*** Information shown ***
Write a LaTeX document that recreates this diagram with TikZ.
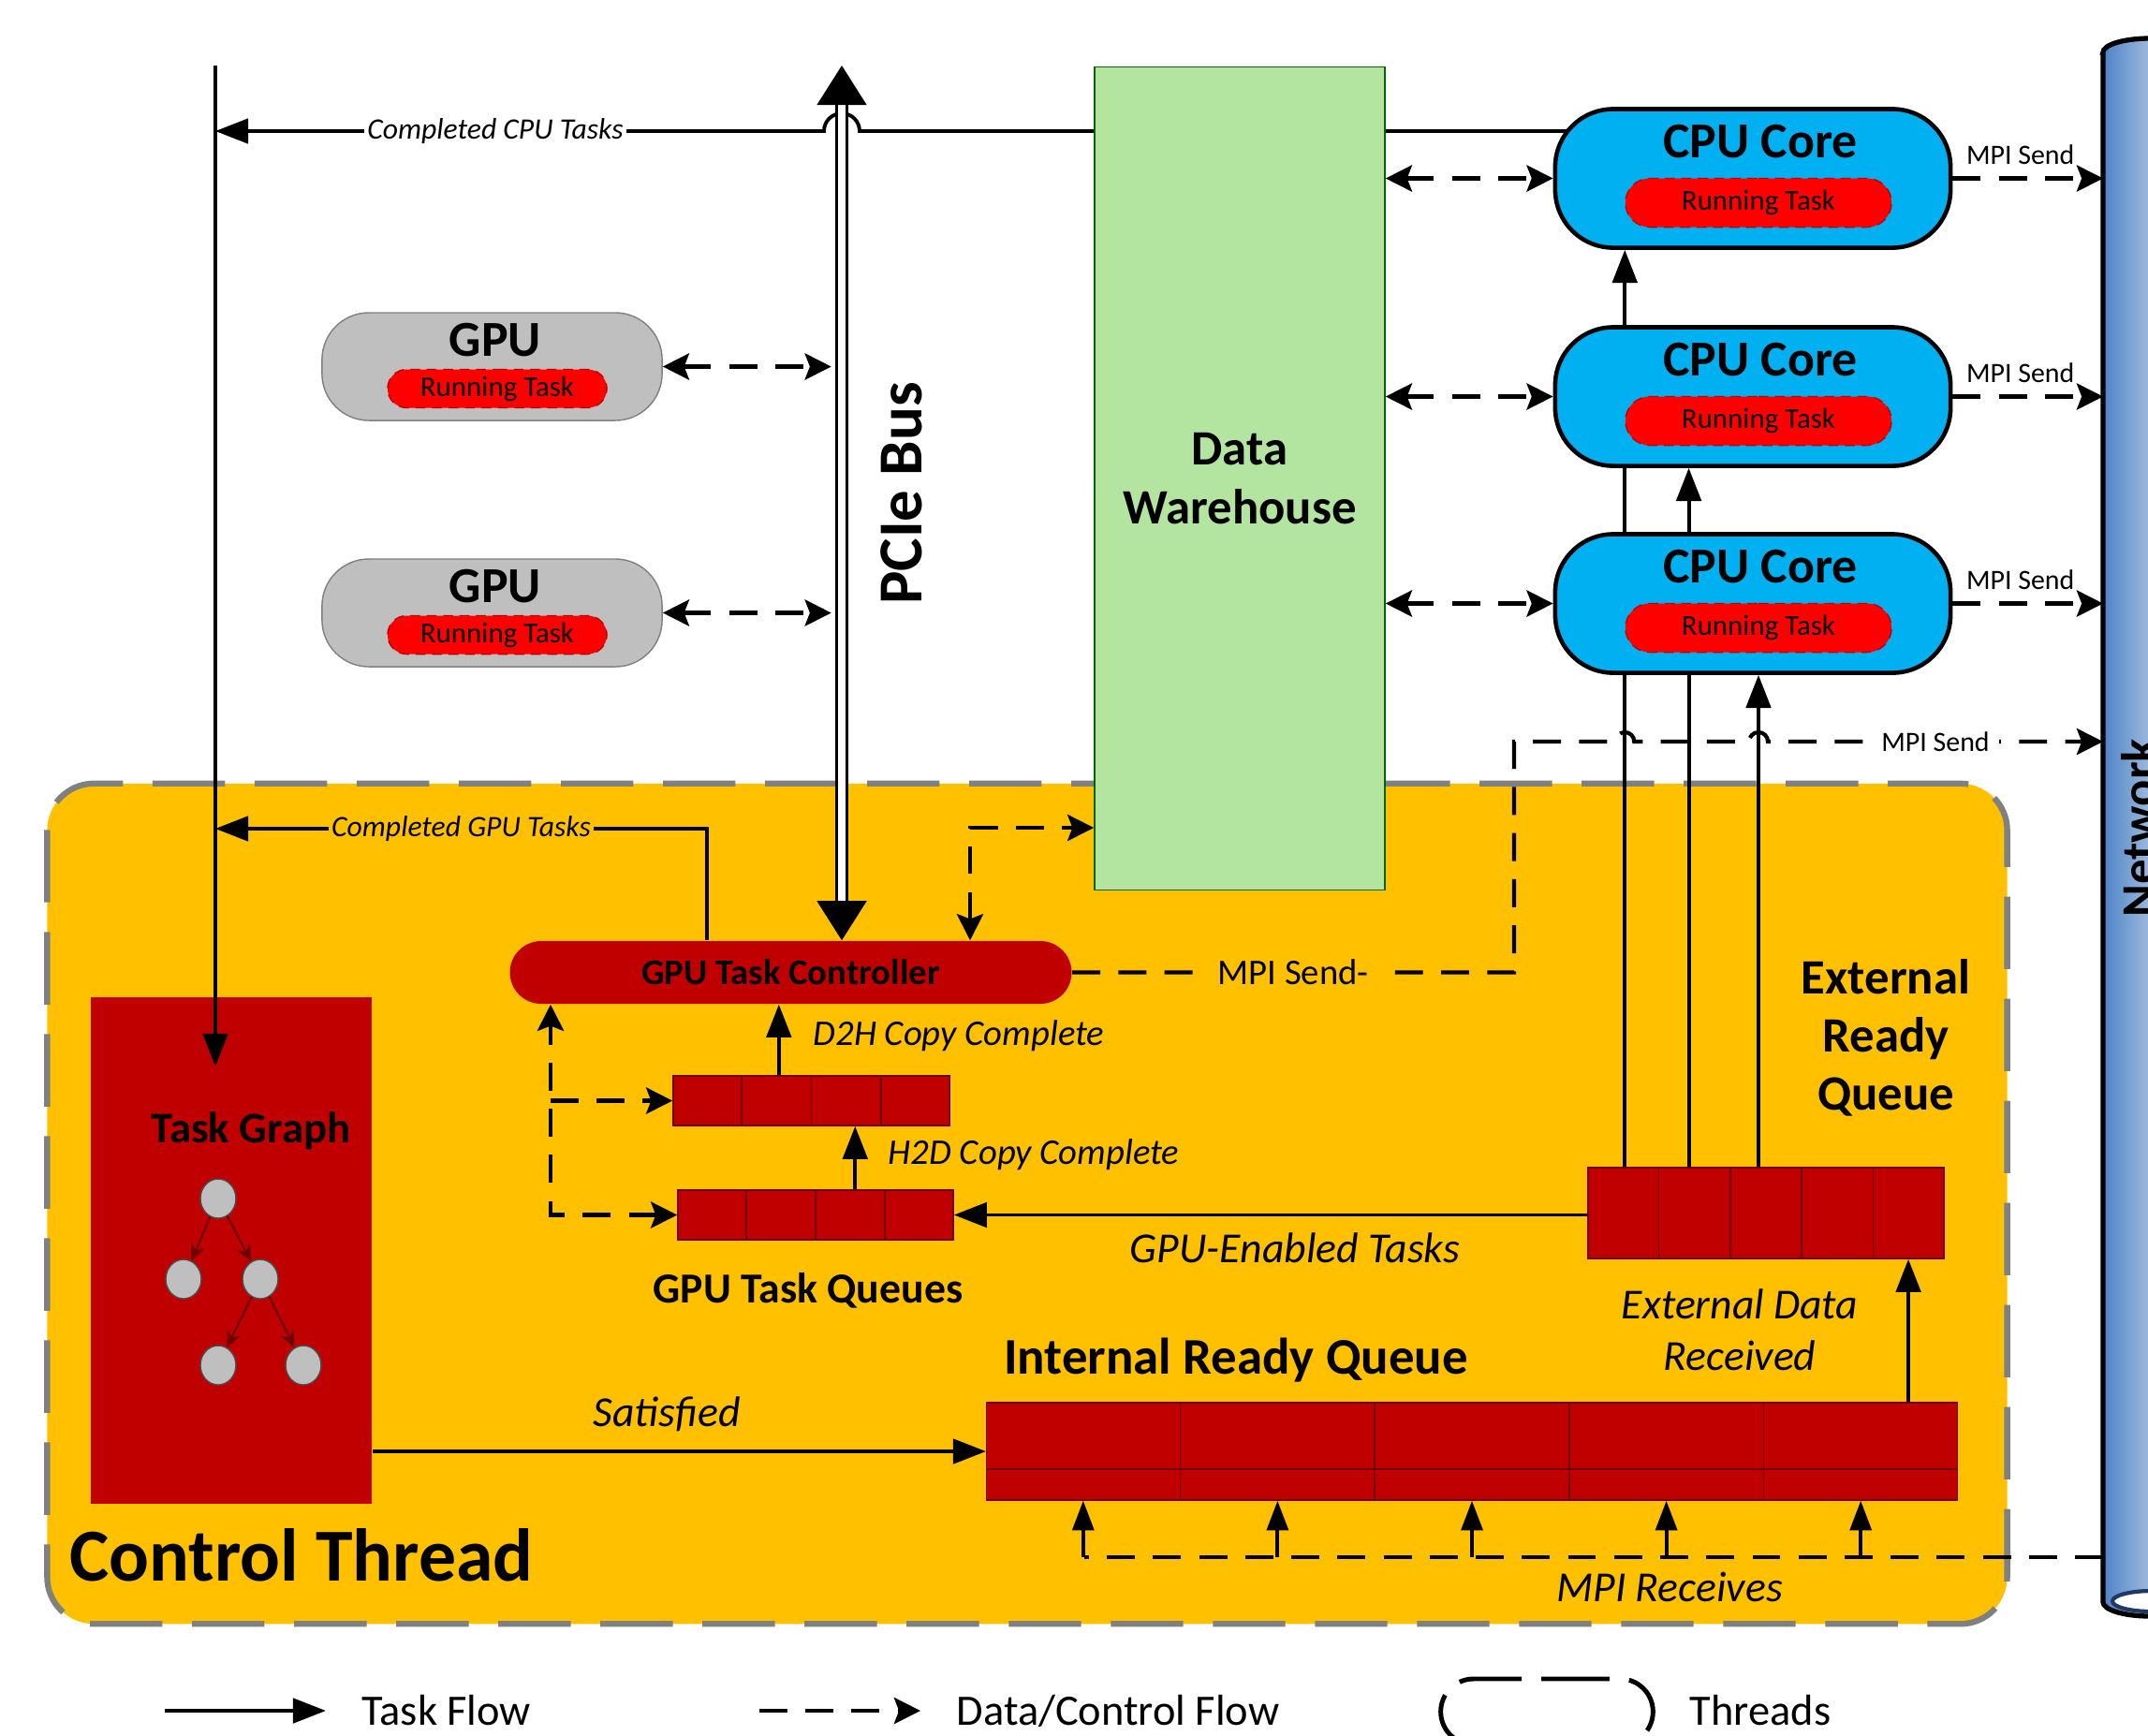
\documentclass[tikz,border=0pt]{standalone}
\usepackage{fontspec}
\setmainfont{Carlito}
\usepackage{tikz}
\usetikzlibrary{positioning,calc,arrows.meta,shapes.misc,shapes.geometric}
\definecolor{CtlGold}{RGB}{255,192,0}
\definecolor{CtlEdge}{RGB}{128,128,128}
\definecolor{TaskRed}{RGB}{192,0,0}
\definecolor{RunRed}{RGB}{255,0,0}
\definecolor{QueueEdge}{RGB}{110,0,0}
\definecolor{CoreBlue}{RGB}{0,176,240}
\definecolor{GpuGray}{RGB}{191,191,191}
\definecolor{WareGreen}{RGB}{179,229,161}
\definecolor{NetEdge}{RGB}{31,56,100}
\definecolor{NetMid}{RGB}{78,132,198}
\definecolor{NetLight}{RGB}{236,238,244}
\pgfdeclarelayer{back}
\pgfdeclarelayer{wires}
\pgfsetlayers{back,wires,main}
\tikzset{
  ctlbox/.style={rectangle, rounded corners=0.5cm, draw=CtlEdge, line width=1.8pt,
    dash pattern=on 22pt off 9pt, fill=CtlGold, minimum width=20.92cm, minimum height=8.97cm},
  gpubox/.style={rectangle, rounded corners=0.5cm, draw=gray, fill=GpuGray,
    minimum width=3.63cm, minimum height=1.15cm},
  corebox/.style={rectangle, rounded corners=0.62cm, draw=black, line width=1.3pt,
    fill=CoreBlue, minimum width=4.22cm, minimum height=1.48cm},
  runtask/.style={rounded rectangle, draw=TaskRed, densely dashed, thin, fill=RunRed,
    inner sep=0pt, font=\fontsize{8.8}{10}\selectfont},
  warehouse/.style={rectangle, draw=green!40!black, fill=WareGreen, minimum width=3.10cm,
    minimum height=8.78cm, align=center, font=\bfseries\fontsize{15}{18}\selectfont},
  hdr/.style={font=\bfseries\fontsize{15.3}{18}\selectfont},
  tgbox/.style={rectangle, fill=TaskRed, minimum width=3.0cm, minimum height=5.41cm},
  tcbox/.style={rounded rectangle, fill=TaskRed, minimum width=6.23cm, minimum height=0.67cm,
    font=\bfseries\fontsize{11}{13}\selectfont},
  treenode/.style={ellipse, draw=gray!60!black, fill=GpuGray, minimum width=0.38cm,
    minimum height=0.42cm, inner sep=0pt},
  treeedge/.style={-{Stealth[length=5pt,width=4.5pt]}, draw=QueueEdge, line width=0.6pt},
  qbox/.style={rectangle, draw=QueueEdge, fill=TaskRed, inner sep=0pt},
  qline/.style={draw=QueueEdge, line width=0.5pt},
  qname/.style={font=\bfseries\fontsize{15}{17.6}\selectfont, align=center},
  lbl/.style={font=\itshape\fontsize{13}{15.5}\selectfont, align=center},
  cplbl/.style={font=\itshape\fontsize{11}{13}\selectfont, anchor=west, inner sep=0pt},
  smallnote/.style={font=\itshape\fontsize{9}{10}\selectfont, inner sep=1pt},
  mpi/.style={font=\fontsize{8.5}{10}\selectfont, inner sep=1.5pt},
  legend/.style={font=\fontsize{13.2}{15}\selectfont, inner sep=0pt},
  flow/.style={-{Triangle[length=10pt,width=7.5pt]}, line width=1.1pt},
  dline/.style={line width=1.2pt, dash pattern=on 8.5pt off 5.5pt},
  dflow/.style={dline, {Stealth[length=8pt,width=8pt,inset=1.5pt]}-{Stealth[length=8pt,width=8pt,inset=1.5pt]}},
  dout/.style={dline, -{Stealth[length=8pt,width=8pt,inset=1.5pt]}},
  bus/.style={double, double distance=2.4pt, line width=0.9pt},
  bustip/.style={-{Triangle[length=12pt,width=15pt]}, line width=0.9pt},
  netpipe/.style={draw=black, line width=1.5pt},
  threadkey/.style={rounded rectangle, draw=black, line width=1.4pt,
    dash pattern=on 19pt off 6pt, minimum width=2.50cm, minimum height=0.70cm}
}

\begin{document}
\begin{tikzpicture}[x=0.01cm, y=0.01cm]
  \useasboundingbox (0,0) rectangle (2294,-1853);
  \clip (0,0) rectangle (2294,-1853);

  \begin{pgfonlayer}{back}
    \node[ctlbox] (ctl) at (1097,-1285.5) {};
  \end{pgfonlayer}
  \node[font=\bfseries\fontsize{22.7}{27}\selectfont] (ctlName) at (322,-1661) {Control Thread};

  % GPUs hanging off the bus
  \foreach \n/\y in {gpuA/391.5, gpuB/654.5} {
    \node[gpubox] (\n) at (525.5,-\y) {};
    \node[hdr] (\n-name) at ([xshift=0.035cm,yshift=0.285cm]\n.center) {GPU};
    \node[runtask, minimum width=2.34cm, minimum height=0.41cm] (\n-run)
      at ([xshift=0.055cm,yshift=-0.235cm]\n.center) {Running Task};
  }
  \coordinate (busTop) at (899,-70);
  \node[font=\bfseries\fontsize{19}{22}\selectfont, rotate=90] (bus) at (963,-527) {PCIe Bus};
  \node[warehouse] (dw) at (1324,-511) {Data\\Warehouse};

  % CPU cores
  \foreach \n/\y in {cpuA/190.5, cpuB/423.5, cpuC/644.5} {
    \node[corebox] (\n) at (1872,-\y) {};
    \node[hdr] (\n-name) at ([xshift=0.08cm,yshift=0.39cm]\n.center) {CPU Core};
    \node[runtask, minimum width=2.84cm, minimum height=0.52cm] (\n-run)
      at ([xshift=0.06cm,yshift=-0.26cm]\n.center) {Running Task};
  }

  % network pipe
  \shadedraw[netpipe, left color=NetMid, right color=NetLight]
    (2246,-56) -- (2246,-1711) arc (180:360:0.5cm and 0.15cm)
    -- (2346,-56) arc (0:180:0.5cm and 0.15cm) -- cycle;
  \filldraw[draw=NetEdge, line width=1.2pt, fill=white] (2298,-1710) ellipse (0.42cm and 0.11cm);
  \node[qname, rotate=90] (net) at (2284,-884) {Network};
  \coordinate (netW) at (2246,-884);

  % task graph
  \node[tgbox] (tg) at (247,-1335.5) {};
  \node[font=\bfseries\fontsize{13.3}{16}\selectfont] (tgName) at (268,-1208) {Task Graph};
  \node[treenode] (tn1) at (233,-1280) {};
  \node[treenode] (tn2) at (196,-1366) {};
  \node[treenode] (tn3) at (278,-1366) {};
  \node[treenode] (tn4) at (233,-1458) {};
  \node[treenode] (tn5) at (324,-1458) {};
  \foreach \a/\b in {tn1/tn2, tn1/tn3, tn3/tn4, tn3/tn5}
    \draw[treeedge] (\a) -- (\b);

  \node[tcbox] (tc) at (844.5,-1038.5) {GPU Task Controller};

  % queues
  \node[qbox, minimum width=2.95cm, minimum height=0.53cm] (d2h) at (866.5,-1175.5) {};
  \node[qbox, minimum width=2.94cm, minimum height=0.53cm] (h2d) at (871,-1297.5) {};
  \node[qbox, minimum width=3.80cm, minimum height=0.97cm] (erq) at (1886,-1295.5) {};
  \node[qbox, minimum width=10.36cm, minimum height=1.04cm] (irq) at (1572,-1550) {};
  \foreach \q in {d2h,h2d}
    \foreach \i in {1,2,3}
      \draw[qline] ($(\q.north west)!\i/4!(\q.north east)$) -- ($(\q.south west)!\i/4!(\q.south east)$);
  \foreach \q in {erq,irq}
    \foreach \i in {1,...,4}
      \draw[qline] ($(\q.north west)!\i/5!(\q.north east)$) -- ($(\q.south west)!\i/5!(\q.south east)$);
  \draw[qline] ($(irq.north west)!0.68!(irq.south west)$) -- ($(irq.north east)!0.68!(irq.south east)$);

  \node[font=\bfseries\fontsize{13}{15}\selectfont] (gtq) at (863,-1378) {GPU Task Queues};
  \node[qname, font=\bfseries\fontsize{15.6}{19}\selectfont] (irqName) at (1320,-1453) {Internal Ready Queue};
  \node[qname] (erqName) at (2014,-1108) {External\\Ready\\Queue};
  \node[cplbl] (d2hLbl) at (868,-1106) {D2H Copy Complete};
  \node[cplbl] (h2dLbl) at (948,-1233) {H2D Copy Complete};
  \node[lbl] (gpuEn) at (1383,-1333) {GPU-Enabled Tasks};
  \node[lbl] (extData) at (1858,-1420) {External Data\\Received};
  \node[lbl] (mpiRecv) at (1783,-1695) {MPI Receives};

  \coordinate (cpuLink) at (1800,-140);
  \coordinate (tgIn) at (230,-70);
  \coordinate (tgEnd) at (230,-1139);
  \coordinate (gpuDone) at (755,-885);
  \coordinate (dwLink) at (1036,-884);
  \coordinate (qCol) at (588,-1175.5);
  \coordinate (mpiCol) at (1617,-792);
  \coordinate (recv) at (1157.5,-1663);
  \coordinate (upA) at ($(erq.north west)!0.105!(erq.north east)$);
  \coordinate (upB) at ($(erq.north west)!0.284!(erq.north east)$);
  \coordinate (upC) at ($(erq.north west)!0.479!(erq.north east)$);
  \coordinate (hopA) at (upA |- mpiCol);
  \coordinate (hopC) at (upC |- mpiCol);
  \coordinate (busBot) at (busTop |- tc.north);
  \coordinate (busHop) at (busTop |- cpuLink);

  % wires that run behind the boxes
  \begin{pgfonlayer}{wires}
    \draw[flow] (cpuLink) -- ([xshift=0.19cm]busHop) arc (0:180:0.19cm)
      -- node[smallnote, fill=white, pos=0.54] {Completed CPU Tasks} (tgIn |- cpuLink);
    \draw[bus] ([yshift=-11pt]busTop) -- ([yshift=11pt]busBot);
    \draw[bustip] ([yshift=-11.5pt]busTop) -- (busTop);
    \draw[bustip] ([yshift=11.5pt]busBot) -- (busBot);
    \draw[flow] (upA) -- (upA |- cpuA.south);
    \draw[flow] (upB) -- (upB |- cpuB.south);
    \draw[flow] (upC) -- (upC |- cpuC.south);
  \end{pgfonlayer}

  \draw[flow] (tgIn) -- (tgEnd);
  \foreach \n in {gpuA,gpuB} {
    \coordinate (\n-bus) at (busTop |- \n.east);
    \draw[dflow] (\n.east) -- ([xshift=-3.2pt]\n-bus);
  }
  \foreach \n in {cpuA,cpuB,cpuC} {
    \draw[dflow] (dw.east |- \n.west) -- (\n.west);
    \draw[dout] (\n.east) -- node[mpi, above=2pt, pos=0.45] {MPI Send} (netW |- \n.east);
  }
  \draw[flow] (gpuDone |- tc.north) -- (gpuDone)
    -- node[smallnote, fill=CtlGold] {Completed GPU Tasks} (tgIn |- gpuDone);
  \draw[dflow] (dwLink |- tc.north) -- (dwLink) -- (dw.west |- dwLink);

  \coordinate (dUp) at ($(d2h.north west)!0.383!(d2h.north east)$);
  \coordinate (hUp) at ($(h2d.north west)!0.643!(h2d.north east)$);
  \draw[flow] (dUp) -- (dUp |- tc.south);
  \draw[flow] (hUp) -- (hUp |- d2h.south);
  \draw[dflow] (h2d.west) -| (qCol |- tc.south);
  \draw[dout] (qCol) -- (d2h.west);
  \draw[flow] (erq.west |- h2d.east) -- (h2d.east);
  \draw[flow] (tg.east |- irq.west) -- node[lbl, above=2pt, pos=0.48] {Satisfied} (irq.west);
  \coordinate (xUp) at ($(irq.north west)!0.949!(irq.north east)$);
  \draw[flow] (xUp) -- (xUp |- erq.south);

  \draw[dout] (tc.east)
    -- node[font=\fontsize{11}{13}\selectfont, fill=CtlGold, inner xsep=4pt, inner ysep=1pt] {MPI Send-} (mpiCol |- tc.east)
    -- (mpiCol) -- ([xshift=-0.1cm]hopA) arc (180:0:0.1cm)
    -- ([xshift=-0.1cm]hopC) arc (180:0:0.1cm)
    -- node[mpi, fill=white, inner xsep=3pt] {MPI Send} (netW |- mpiCol);

  \draw[dline] (netW |- recv) -- (recv);
  \foreach \i in {1,...,5} {
    \pgfmathsetmacro\fr{(\i-0.5)/5}
    \coordinate (col\i) at ($(irq.south west)!\fr!(irq.south east)$);
    \draw[-{Triangle[length=9pt,width=6.5pt]}, line width=1.1pt] (col\i |- recv) -- (col\i);
  }

  % legend
  \node[legend, anchor=west] (lgTask) at (386,-1827) {Task Flow};
  \coordinate (lgTaskIn) at (176,-1827);
  \draw[flow] (lgTaskIn) -- ([xshift=-0.38cm]lgTask.west);
  \node[legend, anchor=west] (lgData) at (1021,-1827) {Data/Control Flow};
  \coordinate (lgDataIn) at (811,-1827);
  \draw[dout] (lgDataIn) -- ([xshift=-0.38cm]lgData.west);
  \node[threadkey] (lgThr) at (1652,-1828) {};
  \node[legend, anchor=west] (lgThrName) at (1804,-1827) {Threads};
\end{tikzpicture}
\end{document}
***
Report how many lines contain "that". Give nothing but the number.

Result of the task:
2